:: Stored records ::
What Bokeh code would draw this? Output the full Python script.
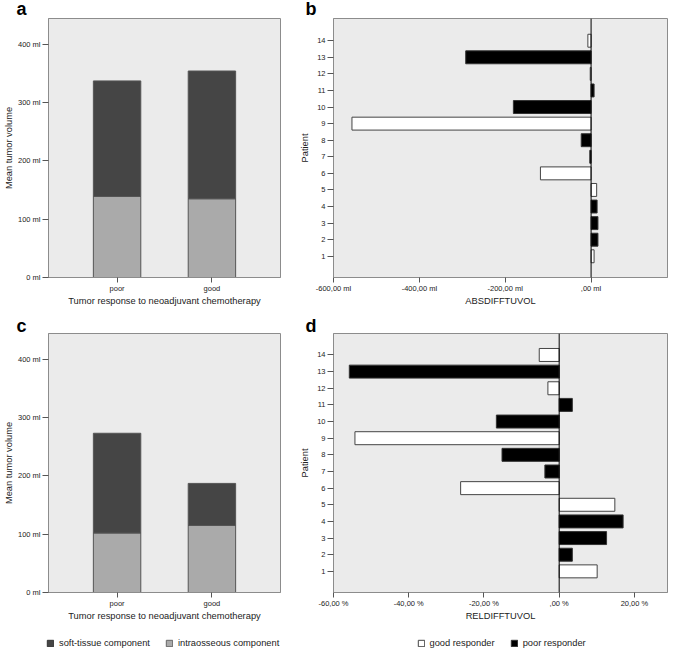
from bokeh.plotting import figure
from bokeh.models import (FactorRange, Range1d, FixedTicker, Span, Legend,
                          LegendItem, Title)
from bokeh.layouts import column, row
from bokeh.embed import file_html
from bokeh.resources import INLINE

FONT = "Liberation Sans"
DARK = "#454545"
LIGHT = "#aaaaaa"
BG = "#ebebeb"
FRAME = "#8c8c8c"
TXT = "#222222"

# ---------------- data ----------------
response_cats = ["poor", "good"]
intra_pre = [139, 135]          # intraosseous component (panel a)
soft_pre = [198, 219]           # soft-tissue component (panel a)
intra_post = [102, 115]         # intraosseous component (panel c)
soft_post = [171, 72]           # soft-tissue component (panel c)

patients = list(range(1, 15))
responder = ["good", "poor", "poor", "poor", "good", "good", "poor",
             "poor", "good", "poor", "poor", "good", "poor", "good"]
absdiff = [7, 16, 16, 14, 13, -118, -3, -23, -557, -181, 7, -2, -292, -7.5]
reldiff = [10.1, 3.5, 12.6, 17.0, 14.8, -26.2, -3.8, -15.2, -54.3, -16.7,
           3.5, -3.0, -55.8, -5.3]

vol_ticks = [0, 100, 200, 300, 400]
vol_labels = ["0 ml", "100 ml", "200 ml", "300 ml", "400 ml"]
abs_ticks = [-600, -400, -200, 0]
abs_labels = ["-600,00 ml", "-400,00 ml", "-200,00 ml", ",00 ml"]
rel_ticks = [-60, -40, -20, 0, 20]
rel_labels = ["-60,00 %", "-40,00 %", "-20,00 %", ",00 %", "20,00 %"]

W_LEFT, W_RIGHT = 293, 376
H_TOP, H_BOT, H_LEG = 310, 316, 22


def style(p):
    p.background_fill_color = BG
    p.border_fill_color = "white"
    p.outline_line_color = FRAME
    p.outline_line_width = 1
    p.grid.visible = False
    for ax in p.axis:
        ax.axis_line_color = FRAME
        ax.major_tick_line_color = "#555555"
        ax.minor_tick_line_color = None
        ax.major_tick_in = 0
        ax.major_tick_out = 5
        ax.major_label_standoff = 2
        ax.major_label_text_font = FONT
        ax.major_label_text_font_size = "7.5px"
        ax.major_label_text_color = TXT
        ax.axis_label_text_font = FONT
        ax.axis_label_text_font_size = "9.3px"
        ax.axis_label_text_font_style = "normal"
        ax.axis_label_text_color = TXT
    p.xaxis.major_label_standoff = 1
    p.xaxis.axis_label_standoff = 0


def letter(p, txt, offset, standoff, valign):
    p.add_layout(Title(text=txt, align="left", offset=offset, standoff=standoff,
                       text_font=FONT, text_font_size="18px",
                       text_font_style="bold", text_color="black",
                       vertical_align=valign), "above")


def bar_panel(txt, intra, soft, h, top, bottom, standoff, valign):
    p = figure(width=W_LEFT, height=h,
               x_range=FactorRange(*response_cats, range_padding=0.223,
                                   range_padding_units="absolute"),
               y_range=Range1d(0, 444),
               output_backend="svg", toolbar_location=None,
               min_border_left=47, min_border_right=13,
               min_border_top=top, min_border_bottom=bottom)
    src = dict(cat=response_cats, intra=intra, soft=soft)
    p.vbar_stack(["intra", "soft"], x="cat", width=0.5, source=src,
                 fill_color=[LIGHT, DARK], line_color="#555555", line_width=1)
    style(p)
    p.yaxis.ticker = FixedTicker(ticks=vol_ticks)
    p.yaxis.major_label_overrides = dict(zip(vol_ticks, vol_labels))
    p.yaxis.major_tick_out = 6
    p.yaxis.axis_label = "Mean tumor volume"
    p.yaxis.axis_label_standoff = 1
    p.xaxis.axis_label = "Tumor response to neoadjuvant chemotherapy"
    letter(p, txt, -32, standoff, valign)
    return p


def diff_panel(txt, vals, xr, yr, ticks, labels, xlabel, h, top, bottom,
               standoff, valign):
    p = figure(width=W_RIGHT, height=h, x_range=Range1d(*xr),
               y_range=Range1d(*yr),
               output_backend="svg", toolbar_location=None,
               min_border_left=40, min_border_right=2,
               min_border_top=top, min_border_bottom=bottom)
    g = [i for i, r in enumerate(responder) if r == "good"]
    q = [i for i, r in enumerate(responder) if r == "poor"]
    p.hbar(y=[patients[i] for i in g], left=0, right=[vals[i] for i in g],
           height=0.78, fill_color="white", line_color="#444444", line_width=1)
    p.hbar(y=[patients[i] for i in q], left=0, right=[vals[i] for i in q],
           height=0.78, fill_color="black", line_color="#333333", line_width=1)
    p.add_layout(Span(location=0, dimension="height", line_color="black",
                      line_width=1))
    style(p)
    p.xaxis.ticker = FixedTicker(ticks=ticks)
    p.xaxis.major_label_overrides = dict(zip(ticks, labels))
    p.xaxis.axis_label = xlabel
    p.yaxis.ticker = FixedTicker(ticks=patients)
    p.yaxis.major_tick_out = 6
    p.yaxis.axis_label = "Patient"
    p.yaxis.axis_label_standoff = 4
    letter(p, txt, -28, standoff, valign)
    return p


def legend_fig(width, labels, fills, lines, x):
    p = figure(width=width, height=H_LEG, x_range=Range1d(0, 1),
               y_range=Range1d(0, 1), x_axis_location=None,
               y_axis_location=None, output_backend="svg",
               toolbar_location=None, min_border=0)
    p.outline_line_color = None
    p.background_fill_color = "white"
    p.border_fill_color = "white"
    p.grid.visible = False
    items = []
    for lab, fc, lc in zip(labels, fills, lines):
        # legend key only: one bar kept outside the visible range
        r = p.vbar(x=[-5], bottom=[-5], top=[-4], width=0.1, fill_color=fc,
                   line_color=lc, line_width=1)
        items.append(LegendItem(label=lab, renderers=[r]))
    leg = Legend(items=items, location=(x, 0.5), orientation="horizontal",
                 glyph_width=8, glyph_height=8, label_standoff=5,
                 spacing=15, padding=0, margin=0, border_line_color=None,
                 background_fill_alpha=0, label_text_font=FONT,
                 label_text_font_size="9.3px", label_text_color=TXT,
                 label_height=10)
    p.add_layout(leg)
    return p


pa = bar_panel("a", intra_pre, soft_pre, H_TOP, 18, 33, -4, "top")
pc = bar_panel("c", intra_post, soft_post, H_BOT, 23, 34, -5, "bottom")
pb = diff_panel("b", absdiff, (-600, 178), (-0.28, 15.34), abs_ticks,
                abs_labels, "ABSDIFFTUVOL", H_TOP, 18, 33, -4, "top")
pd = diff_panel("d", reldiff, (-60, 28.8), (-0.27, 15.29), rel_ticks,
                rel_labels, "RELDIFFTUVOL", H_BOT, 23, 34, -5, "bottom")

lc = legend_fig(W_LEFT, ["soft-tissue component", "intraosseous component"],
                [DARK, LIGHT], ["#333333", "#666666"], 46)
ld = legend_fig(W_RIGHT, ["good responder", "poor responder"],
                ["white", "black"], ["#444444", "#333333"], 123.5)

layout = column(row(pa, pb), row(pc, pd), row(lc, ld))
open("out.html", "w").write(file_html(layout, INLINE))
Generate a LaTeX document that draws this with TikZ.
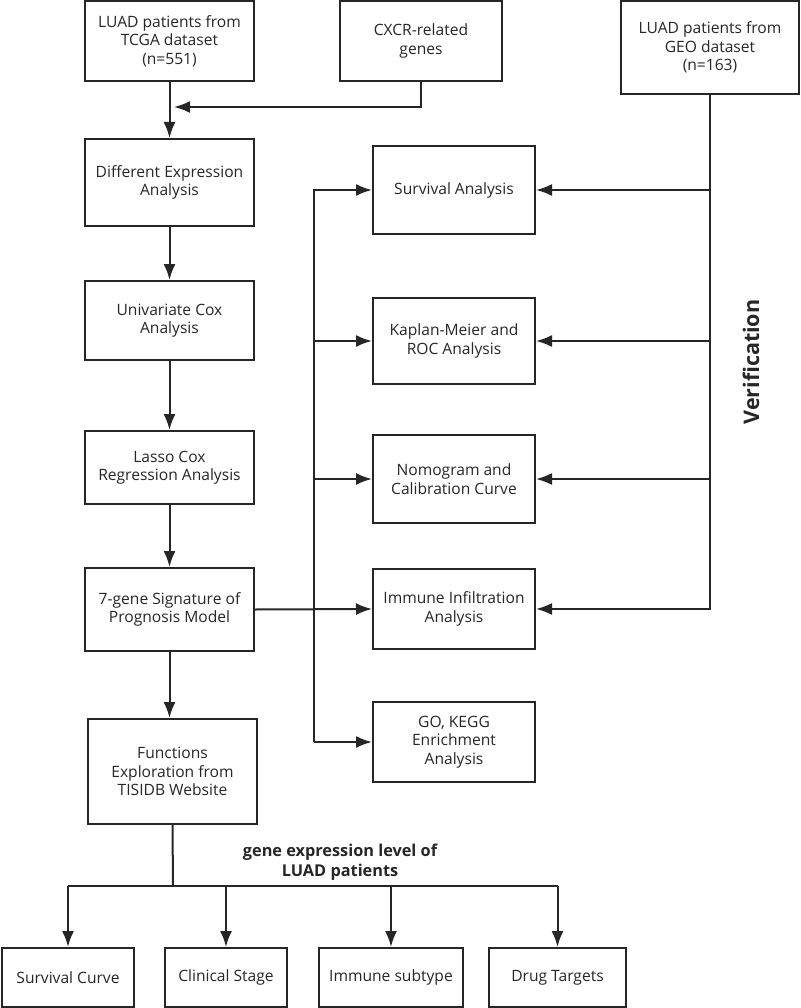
:::
● **Written instruction**: Only the lines from the start of the material through the line containing "from bokeh.resources import INLINE" should be transcribed. Pictures stay out.

● **Full response**:
What Bokeh code would draw this? Output the full Python script.
from bokeh.plotting import figure
from bokeh.models import (FactorRange, Range1d, FixedTicker, Span, Legend,
                          LegendItem, Title)
from bokeh.layouts import column, row
from bokeh.embed import file_html
from bokeh.resources import INLINE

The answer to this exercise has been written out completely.